The Relationship Between Carotid Sinus Hypersensitivity, Orthostatic Hypotension, and Vasovagal Syncope: A Case-Control Study

Maw Pin Tan; Julia L. Newton; Tom J. Chadwick; Steve W. Parry


Europace. 2008;10(12):1400-1405. 

In This Article

Abstract and Introduction


Aims: Previous uncontrolled studies reported an overlap between carotid sinus hypersensitivity (CSH), vasovagal syncope (VVS), and orthostatic hypotension (OH). We conducted a case-control study evaluating this relationship in a large patient cohort.
Methods and Results: The electronically stored continuous electrocardiograph and blood pressure (BP) measurements for active stand and head-up tilt-table (HUT) tests of 302 consecutive patients investigated with carotid sinus massage (CSM) were analysed. Carotid sinus hypersensitivity was defined as ≥3 s asystole and/or systolic BP (SBP) drop of ≥50 mmHg during CSM. Orthostatic hypotension was defined as BP reductions of ≥20 mmHg systolic or of ≥10 mmHg diastolic, whereas VVS was diagnosed with a positive HUT test. There was no significant difference in the number of subjects with OH (57 vs. 55%; P = 0.778) or HUT-positive VVS (45 vs. 47%; P = 0.828) between cases with CSH and controls without CSH. Carotid sinus hypersensitivity subjects had significantly larger SBP reduction (P = 0.039) and longer time to nadir (P = 0.007) during active stand, and trends to vasodepressor (P = 0.071) and dysautonomic responses to HUT (P = 0.151).
Conclusion: Carotid sinus hypersensitivity, OH, and VVS are common conditions affecting patients with syncope and falls which are likely to co-exist in such individuals. The differences in haemodynamic response patterns to active stand and HUT in CSH subjects could be the result of an age-associated delay in sympathetic responses.

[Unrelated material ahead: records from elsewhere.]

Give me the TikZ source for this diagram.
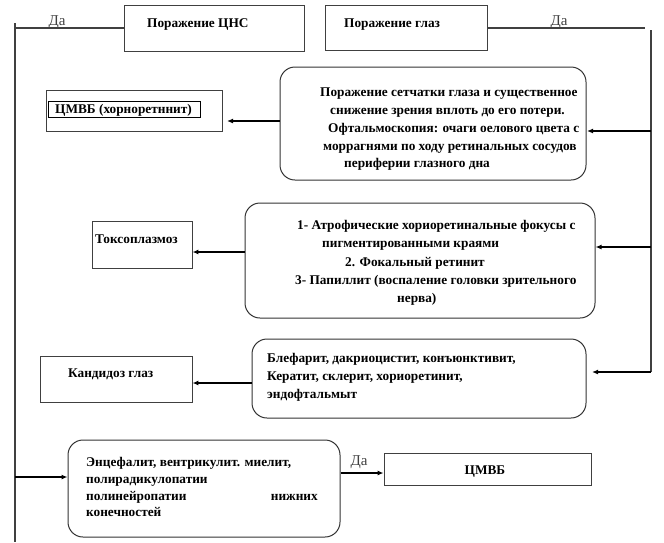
\documentclass[tikz,border=0pt]{standalone}
\usepackage{fontspec}
\setmainfont{Liberation Serif}
\usetikzlibrary{arrows.meta}
\begin{document}
\begin{tikzpicture}[x=1pt,y=-1pt,
  sqbox/.style={draw=black!75, line width=0.9pt, inner sep=0pt},
  rbox/.style={draw=black!80, line width=1pt, rounded corners=15pt, inner sep=0pt},
  txt/.style={font=\bfseries\fontsize{13.3}{15}\selectfont, anchor=base west, inner sep=0pt},
  ctxt/.style={font=\bfseries\fontsize{13.3}{15}\selectfont, anchor=base, inner sep=0pt},
  yes/.style={font=\fontsize{15}{16}\selectfont, text=black!75, inner sep=0pt},
  conn/.style={line width=1.3pt, -{Latex[length=6pt,width=5pt]}},
  trunk/.style={line width=1.2pt, draw=black!75}]
\useasboundingbox (0,0) rectangle (664,542);

% top boxes
\node[sqbox, minimum width=180, minimum height=46] (cns) at (214,28) {};
\node[sqbox, minimum width=162, minimum height=45] (eye) at (406,27.5) {};
\node[txt] (tcns) at (147,27) {Поражение ЦНС};
\node[txt] (teye) at (344,27) {Поражение глаз};

% trunks
\coordinate (lt) at (15,23);
\coordinate (lh) at (15,28);
\coordinate (lb) at (15,542);
\coordinate (rt) at (651,30);
\coordinate (rh) at (651,28);
\coordinate (rb) at (651,372);
\draw[trunk] (lh) -- (cns.west |- lh);
\draw[trunk] (eye.east |- rh) -- (645,28) coordinate (rhe);
\draw[trunk] (lt) -- (lb);
\draw[trunk] (rt) -- (rb);
\node[yes] (da1) at (57,22) {Да};
\node[yes] (da2) at (559,22) {Да};

% box 1
\node[rbox, minimum width=306, minimum height=113] (b1) at (433,123.5) {};
\node[txt] (b1a) at (320,96) {Поражение сетчатки глаза и существенное};
\node[txt] (b1b) at (330,114) {снижение зрения вплоть до его потери.};
\node[txt] (b1c) at (328,132) {Офтальмоскопия: очаги оелового цвета с};
\node[txt] (b1d) at (323,150) {моррагнями по ходу ретинальных сосудов};
\node[txt] (b1e) at (344,167) {периферии глазного дна};
\node[sqbox, minimum width=176, minimum height=41] (r1) at (134,110.5) {};
\node[draw=black, line width=0.8pt, minimum width=152, minimum height=16, inner sep=0pt] (r1i) at (124,109) {};
\node[txt] (r1t) at (55,113) {ЦМВБ (хорноретннит)};
\coordinate (a1) at (651,131);
\draw[conn] (a1) -- (587,131) coordinate (a1e);
\draw[conn] (b1.west |- 0,121) -- (227,121);

% box 2
\node[rbox, minimum width=350, minimum height=115] (b2) at (420,260.5) {};
\node[txt] (b2a) at (297,229) {1- Атрофические хориоретинальные фокусы с};
\node[txt] (b2b) at (322,247) {пигментированными краями};
\node[txt] (b2c) at (345,266) {2. Фокальный ретинит};
\node[txt] (b2d) at (295,284) {3- Папиллит (воспаление головки зрительного};
\node[txt] (b2e) at (397,302) {нерва)};
\node[sqbox, minimum width=100, minimum height=47] (r2) at (142,244.5) {};
\node[txt] (r2t) at (95,243) {Токсоплазмоз};
\coordinate (a2) at (651,247);
\draw[conn] (a2) -- (b2.east |- a2);
\draw[conn] (b2.west |- 0,252) -- (r2.east |- 0,252);

% box 3
\node[rbox, minimum width=334, minimum height=79] (b3) at (419,378.5) {};
\node[txt] (b3a) at (267,362) {Блефарит, дакриоцистит, конъюнктивит,};
\node[txt] (b3b) at (267,380) {Кератит, склерит, хориоретинит,};
\node[txt] (b3c) at (267,398) {эндофтальмыт};
\node[sqbox, minimum width=152, minimum height=46] (r3) at (116,379) {};
\node[txt] (r3t) at (68,377) {Кандидоз глаз};
\draw[conn] (rb) -- (592,372);
\draw[conn] (b3.west |- 0,383) -- (r3.east |- 0,383);

% box 4
\node[rbox, minimum width=272, minimum height=97] (b4) at (204,488.5) {};
\node[txt] (b4a) at (86,466) {Энцефалит, вентрикулит. миелит,};
\node[txt] (b4b) at (86,483) {полирадикулопатии};
\node[txt] (b4c) at (86,500) {полинейропатии};
\node[txt, anchor=base east] (b4d) at (318,500) {нижних};
\node[txt] (b4e) at (86,516) {конечностей};
\node[sqbox, minimum width=207, minimum height=32] (r4) at (487.5,469) {};
\node[ctxt] (r4t) at (485,474) {ЦМВБ};
\coordinate (a4) at (15,477);
\draw[conn] (a4) -- (b4.west |- a4);
\draw[conn] (b4.east |- 0,473) -- (r4.west |- 0,473);
\node[yes] (da3) at (359,462) {Да};
\end{tikzpicture}
\end{document}
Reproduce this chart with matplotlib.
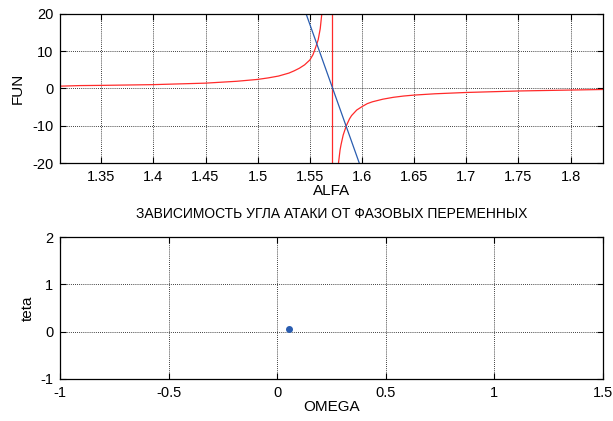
import matplotlib

matplotlib.use("Agg")
import matplotlib.pyplot as plt

plt.rcParams["font.family"] = ["Liberation Sans", "DejaVu Sans"]
plt.rcParams["font.size"] = 10
plt.rcParams["axes.unicode_minus"] = False

# upper panel: FUN(ALFA), two red branches around pi/2
ALFA_LEFT = [1.311, 1.33, 1.35, 1.40, 1.45, 1.48, 1.50, 1.51, 1.52, 1.53,
             1.535, 1.54, 1.545, 1.55, 1.553, 1.555, 1.558, 1.560, 1.5615]
FUN_LEFT = [0.6, 0.75, 0.8, 1.0, 1.4, 1.9, 2.4, 2.8, 3.3, 4.1,
            4.7, 5.4, 6.3, 7.6, 9.0, 10.5, 13.0, 16.0, 20.0]
ALFA_RIGHT = [1.5775, 1.579, 1.58, 1.582, 1.585, 1.588, 1.59, 1.595, 1.60,
              1.605, 1.61, 1.62, 1.63, 1.64, 1.65, 1.67, 1.70, 1.75, 1.80,
              1.8317]
FUN_RIGHT = [-20.0, -16.5, -15.0, -12.5, -10.0, -8.2, -7.3, -5.8, -4.9,
             -4.1, -3.6, -2.9, -2.4, -2.05, -1.8, -1.45, -1.1, -0.7, -0.45,
             -0.3]
ALFA_ASYM = 1.5708
ALFA_TANGENT = [1.5464, 1.5974]
FUN_TANGENT = [20.0, -20.0]

# lower panel: single point teta(OMEGA)
OMEGA_PT = [0.053]
TETA_PT = [0.055]

RED = "#ff2a2a"
BLUE = "#2a5db0"

fig = plt.figure(figsize=(6.13, 4.21), dpi=100)
ax1 = fig.add_axes([0.0984, 0.6128, 0.8848, 0.3546])
ax2 = fig.add_axes([0.0984, 0.1005, 0.8848, 0.3359])

ax1.plot(ALFA_LEFT, FUN_LEFT, color=RED, linewidth=0.9)
ax1.plot(ALFA_RIGHT, FUN_RIGHT, color=RED, linewidth=0.9)
ax1.plot([ALFA_ASYM, ALFA_ASYM], [-20, 20], color=RED, linewidth=0.9)
ax1.plot(ALFA_TANGENT, FUN_TANGENT, color=BLUE, linewidth=0.9)
ax1.set_xlim(1.3108, 1.8308)
ax1.set_ylim(-20, 20)
ax1.set_xticks([1.35, 1.4, 1.45, 1.5, 1.55, 1.6, 1.65, 1.7, 1.75, 1.8])
ax1.set_xticklabels(["1.35", "1.4", "1.45", "1.5", "1.55", "1.6", "1.65",
                     "1.7", "1.75", "1.8"])
ax1.set_yticks([-20, -10, 0, 10, 20])
ax1.set_xlabel("ALFA", fontsize=11, labelpad=0)
ax1.set_ylabel("FUN", fontsize=11, labelpad=5)

ax2.plot(OMEGA_PT, TETA_PT, "o", color=BLUE, markersize=4)
ax2.set_xlim(-1, 1.5)
ax2.set_ylim(-1, 2)
ax2.set_xticks([-1, -0.5, 0, 0.5, 1, 1.5])
ax2.set_xticklabels(["-1", "-0.5", "0", "0.5", "1", "1.5"])
ax2.set_yticks([-1, 0, 1, 2])
ax2.set_xlabel("OMEGA", fontsize=11, labelpad=0)
ax2.set_ylabel("teta", fontsize=11, labelpad=4)
ax2.set_title("ЗАВИСИМОСТЬ УГЛА АТАКИ ОТ ФАЗОВЫХ ПЕРЕМЕННЫХ", fontsize=10, pad=14)

for ax in (ax1, ax2):
    ax.grid(True, color="black", linestyle=(0, (1, 1.5)), linewidth=0.6)
    ax.tick_params(direction="in", top=True, right=True, length=4, width=0.8,
                   pad=5, labelsize=10.5)
    for spine in ax.spines.values():
        spine.set_linewidth(0.9)

fig.savefig("out.png", dpi=100)
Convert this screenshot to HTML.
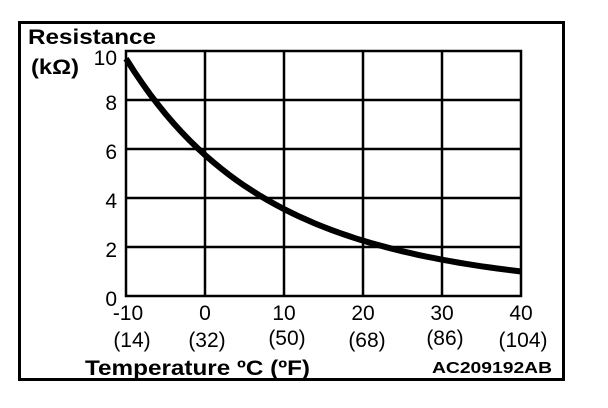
<!DOCTYPE html>
<html><head><meta charset="utf-8"><style>
html,body{margin:0;padding:0;background:#fff;width:608px;height:408px;overflow:hidden}
text{font-family:"Liberation Sans",Arial,sans-serif;fill:#000}
</style></head><body>
<svg width="608" height="408" viewBox="0 0 608 408" xmlns="http://www.w3.org/2000/svg">
<rect x="19.5" y="22.5" width="544" height="357" fill="none" stroke="#000" stroke-width="3"/>
<g stroke="#000" stroke-width="2.5" fill="none">
<rect x="126" y="51" width="395" height="245"/>
<line x1="205" y1="51" x2="205" y2="296"/>
<line x1="284" y1="51" x2="284" y2="296"/>
<line x1="363" y1="51" x2="363" y2="296"/>
<line x1="442" y1="51" x2="442" y2="296"/>
<line x1="126" y1="100" x2="521" y2="100"/>
<line x1="126" y1="149" x2="521" y2="149"/>
<line x1="126" y1="198" x2="521" y2="198"/>
<line x1="126" y1="247" x2="521" y2="247"/>
</g>
<path id="curve" fill="none" stroke="#000" stroke-width="6" stroke-linecap="butt"/>
<text x="28" y="44" font-size="21" font-weight="bold" textLength="128" lengthAdjust="spacingAndGlyphs">Resistance</text>
<text x="31" y="74" font-size="21" font-weight="bold" textLength="48" lengthAdjust="spacingAndGlyphs">(kΩ)</text>
<g font-size="21" text-anchor="end">
<text x="117" y="65">10</text>
<text x="117" y="110">8</text>
<text x="117" y="159">6</text>
<text x="117" y="208">4</text>
<text x="117" y="257">2</text>
<text x="117" y="306">0</text>
</g>
<g font-size="21" text-anchor="middle">
<text x="128" y="320">-10</text>
<text x="205" y="320">0</text>
<text x="284" y="320">10</text>
<text x="363" y="320">20</text>
<text x="442" y="320">30</text>
<text x="521" y="320">40</text>
<text x="132" y="347">(14)</text>
<text x="207" y="347">(32)</text>
<text x="287" y="345">(50)</text>
<text x="367" y="347">(68)</text>
<text x="445" y="345">(86)</text>
<text x="523" y="347">(104)</text>
</g>
<text x="85" y="375" font-size="21" font-weight="bold" textLength="225" lengthAdjust="spacingAndGlyphs">Temperature ºC (ºF)</text>
<text x="432" y="373" font-size="16" font-weight="bold" textLength="120" lengthAdjust="spacingAndGlyphs">AC209192AB</text>
</svg>
<script>
var d="";
for(var t=-10;t<=40.001;t+=1){
 var T=t+273.15;var r=1.0*Math.exp(3743*(1/T-1/313.15));
 var x=126+(t+10)*7.9, y=296-r*24.5;
 d+=(d?"L":"M")+x.toFixed(1)+","+y.toFixed(1);
}
document.getElementById("curve").setAttribute("d",d);
</script>
</body></html>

Syncope accounts for 1-3% of admissions to the emergency room[1,2,3] and up to 6% of acute hospital admissions.[4] Vasovagal syncope (VVS) is most common in the younger age group, whereas arrhythmias, cardiac structural causes, orthostatic hypotension (OH), and carotid sinus hypersensitivity (CSH) become more common in the older age group. However, VVS is now being diagnosed with increasing frequency in older patients since the use of head-up tilt-table (HUT) test in 1986.[5,6]

An overlap is said to occur for VVS, CSH, and OH. McIntosh et al.[7] reported that 14 of 26 (60%) patients with vasodepressor carotid sinus syndrome had OH or vasodepressor VVS, now classified as type 3 response according to the Vasovagal Syncope International Study (VASIS) classification.[7,8] Alboni et al.[9] described a 'complex neurally mediated syncope (NMS)' in a group of subjects with a positive HUT and a positive response to carotid sinus massage (CSM). Subjects with complex NMS comprised 31 of 280 (11%) patients diagnosed with NMS or reflex syncope following a systematic evaluation for unexplained syncope.[9]

The above studies were uncontrolled observational studies. The relationship between VVS, OH, and CSH has never been evaluated in a case-control fashion. We conducted a retrospective case-control study to investigate the overlap between VVS, OH, and CSH in patients investigated with CSM for syncope, drop attacks, and unexplained falls.